→ EXERCISE:
Reproduce the listing exactly, with no pictures in your copy.

→ INFORMATION SHOWN:
· · · ·

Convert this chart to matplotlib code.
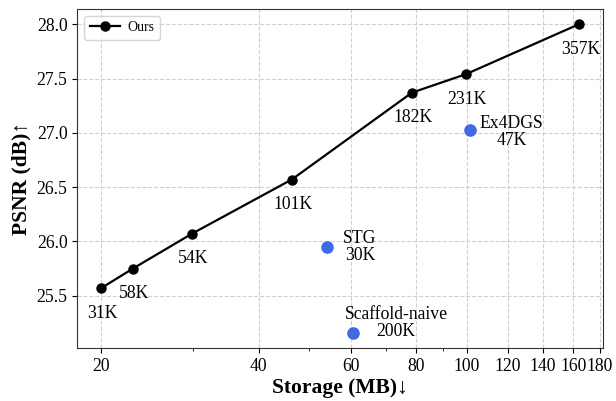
import matplotlib
matplotlib.use("Agg")
import matplotlib.pyplot as plt
from matplotlib.ticker import FixedLocator, NullFormatter, FixedFormatter

plt.rcParams['font.family'] = ['Liberation Serif', 'DejaVu Serif']

# Ours curve
ours_storage = [20.0, 23.0, 29.8, 46.3, 78.6, 99.7, 164.0]
ours_psnr = [25.57, 25.75, 26.07, 26.57, 27.37, 27.54, 28.00]
ours_labels = ["31K", "58K", "54K", "101K", "182K", "231K", "357K"]

# Other methods
other_names = ["Ex4DGS", "STG", "Scaffold-naive"]
other_counts = ["47K", "30K", "200K"]
other_storage = [101.5, 54.0, 60.6]
other_psnr = [27.03, 25.95, 25.16]

xticks = [20, 40, 60, 80, 100, 120, 140, 160, 180]
xminor = [30, 50, 70, 90]
yticks = [25.5, 26.0, 26.5, 27.0, 27.5, 28.0]

fig = plt.figure(figsize=(6.16, 4.01), dpi=100)
ax = fig.add_axes([0.1255, 0.132, 0.853, 0.846])

ax.set_xscale('log')
ax.plot(ours_storage, ours_psnr, '-o', color='black', lw=1.6, ms=6.5, label='Ours', zorder=3)
ax.scatter(other_storage, other_psnr, s=65, color='#4169E1', zorder=3)

for x, y, t in zip(ours_storage, ours_psnr, ours_labels):
    ax.annotate(t, (x, y), xytext=(1, -18), textcoords='offset points',
                ha='center', va='center', fontsize=12.7)

other_offsets = [(30, -2), (24, 0), (31, 7)]
for x, y, n, c, off in zip(other_storage, other_psnr, other_names, other_counts, other_offsets):
    ax.annotate(n + "\n" + c, (x, y), xytext=off, textcoords='offset points',
                ha='center', va='center', fontsize=12.7, multialignment='center',
                linespacing=1.0)

ax.xaxis.set_major_locator(FixedLocator(xticks))
ax.xaxis.set_major_formatter(FixedFormatter([str(v) for v in xticks]))
ax.xaxis.set_minor_locator(FixedLocator(xminor))
ax.xaxis.set_minor_formatter(NullFormatter())
ax.set_yticks(yticks)
ax.set_yticklabels([f"{v:.1f}" for v in yticks])
ax.tick_params(labelsize=12.7)

ax.grid(True, which='major', linestyle='--', color='#d0d0d0', lw=0.8)
ax.set_axisbelow(True)

ax.set_xlabel("Storage (MB)↓", fontsize=15.5, fontweight='bold', labelpad=2)
ax.set_ylabel("PSNR (dB)↑", fontsize=15.5, fontweight='bold', labelpad=4)

for s in ax.spines.values():
    s.set_color('#333333')

ax.legend(loc='upper left', fontsize=10, handlelength=2.2, handletextpad=0.5)

fig.savefig("out.png", dpi=100)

· · · ·

→ RESPONSE TO THIS EXERCISE:
Convert this chart to matplotlib code.
import matplotlib
matplotlib.use("Agg")
import matplotlib.pyplot as plt
from matplotlib.ticker import FixedLocator, NullFormatter, FixedFormatter

plt.rcParams['font.family'] = ['Liberation Serif', 'DejaVu Serif']

# Ours curve
ours_storage = [20.0, 23.0, 29.8, 46.3, 78.6, 99.7, 164.0]
ours_psnr = [25.57, 25.75, 26.07, 26.57, 27.37, 27.54, 28.00]
ours_labels = ["31K", "58K", "54K", "101K", "182K", "231K", "357K"]

# Other methods
other_names = ["Ex4DGS", "STG", "Scaffold-naive"]
other_counts = ["47K", "30K", "200K"]
other_storage = [101.5, 54.0, 60.6]
other_psnr = [27.03, 25.95, 25.16]

xticks = [20, 40, 60, 80, 100, 120, 140, 160, 180]
xminor = [30, 50, 70, 90]
yticks = [25.5, 26.0, 26.5, 27.0, 27.5, 28.0]

fig = plt.figure(figsize=(6.16, 4.01), dpi=100)
ax = fig.add_axes([0.1255, 0.132, 0.853, 0.846])

ax.set_xscale('log')
ax.plot(ours_storage, ours_psnr, '-o', color='black', lw=1.6, ms=6.5, label='Ours', zorder=3)
ax.scatter(other_storage, other_psnr, s=65, color='#4169E1', zorder=3)

for x, y, t in zip(ours_storage, ours_psnr, ours_labels):
    ax.annotate(t, (x, y), xytext=(1, -18), textcoords='offset points',
                ha='center', va='center', fontsize=12.7)

other_offsets = [(30, -2), (24, 0), (31, 7)]
for x, y, n, c, off in zip(other_storage, other_psnr, other_names, other_counts, other_offsets):
    ax.annotate(n + "\n" + c, (x, y), xytext=off, textcoords='offset points',
                ha='center', va='center', fontsize=12.7, multialignment='center',
                linespacing=1.0)

ax.xaxis.set_major_locator(FixedLocator(xticks))
ax.xaxis.set_major_formatter(FixedFormatter([str(v) for v in xticks]))
ax.xaxis.set_minor_locator(FixedLocator(xminor))
ax.xaxis.set_minor_formatter(NullFormatter())
ax.set_yticks(yticks)
ax.set_yticklabels([f"{v:.1f}" for v in yticks])
ax.tick_params(labelsize=12.7)

ax.grid(True, which='major', linestyle='--', color='#d0d0d0', lw=0.8)
ax.set_axisbelow(True)

ax.set_xlabel("Storage (MB)↓", fontsize=15.5, fontweight='bold', labelpad=2)
ax.set_ylabel("PSNR (dB)↑", fontsize=15.5, fontweight='bold', labelpad=4)

for s in ax.spines.values():
    s.set_color('#333333')

ax.legend(loc='upper left', fontsize=10, handlelength=2.2, handletextpad=0.5)

fig.savefig("out.png", dpi=100)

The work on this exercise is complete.